Akademik Veri Yönetim Sistemi
INTERNATIONAL JOURNAL OF GEOMETRIC METHODS IN MODERN PHYSICS, cilt.1, sa.1, ss.1-10, 2026 (SCI-Expanded, Scopus)
We analyze the dynamics of charged test particles in a singular, horizonless spacetime arising as the massless limit of a charged wormhole in the Einstein-Maxwell-Scalar framework. The geometry, sustained solely by an electric charge Q, features an infinite sequence of curvature singularity shells, with the outermost at r∗=2|Q|/π acting as a hard boundary for nonradial motion, while radial trajectories can access it depending on the particle’s charge-to-mass ratio |q|/m.
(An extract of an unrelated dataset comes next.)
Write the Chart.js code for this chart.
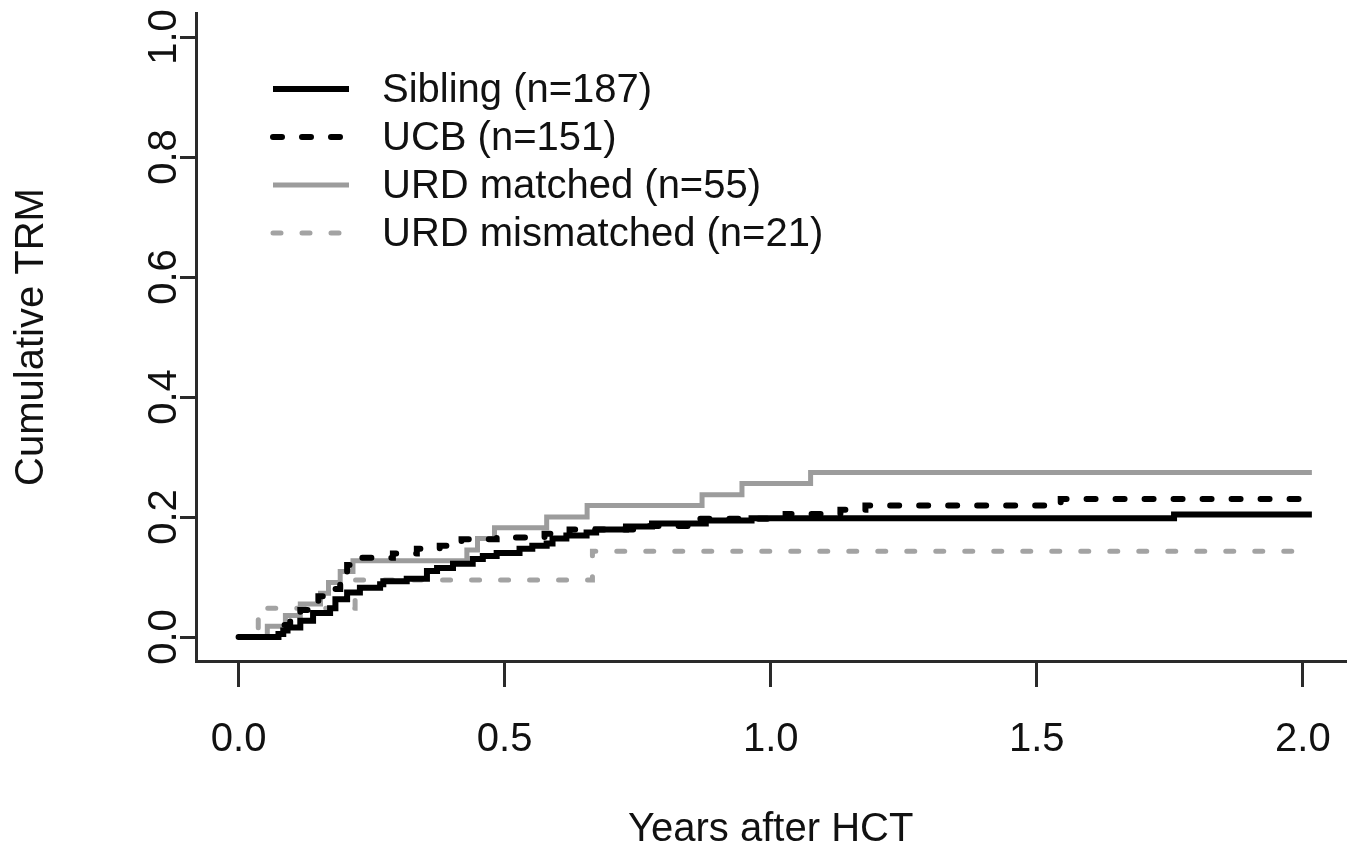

Exploiting exact first integrals, we construct the effective potential and obtain circular orbit radii, radial epicyclic frequencies, and azimuthal precession rates. In the weak-field limit (r≫|Q|), the motion reduces to a Coulombic system with small curvature-induced retrograde precession. At large radii, the dynamics maps to a hydrogenic system, with curvature corrections inducing perturbative energy shifts. Approaching r∗, the potential diverges, producing hard-wall confinement. Curvature corrections also modify the canonical thermodynamics, raising energies and slightly altering entropy and heat capacity. Our results characterize the transition from Newtonian-like orbits to strongly confined, curvature-dominated dynamics.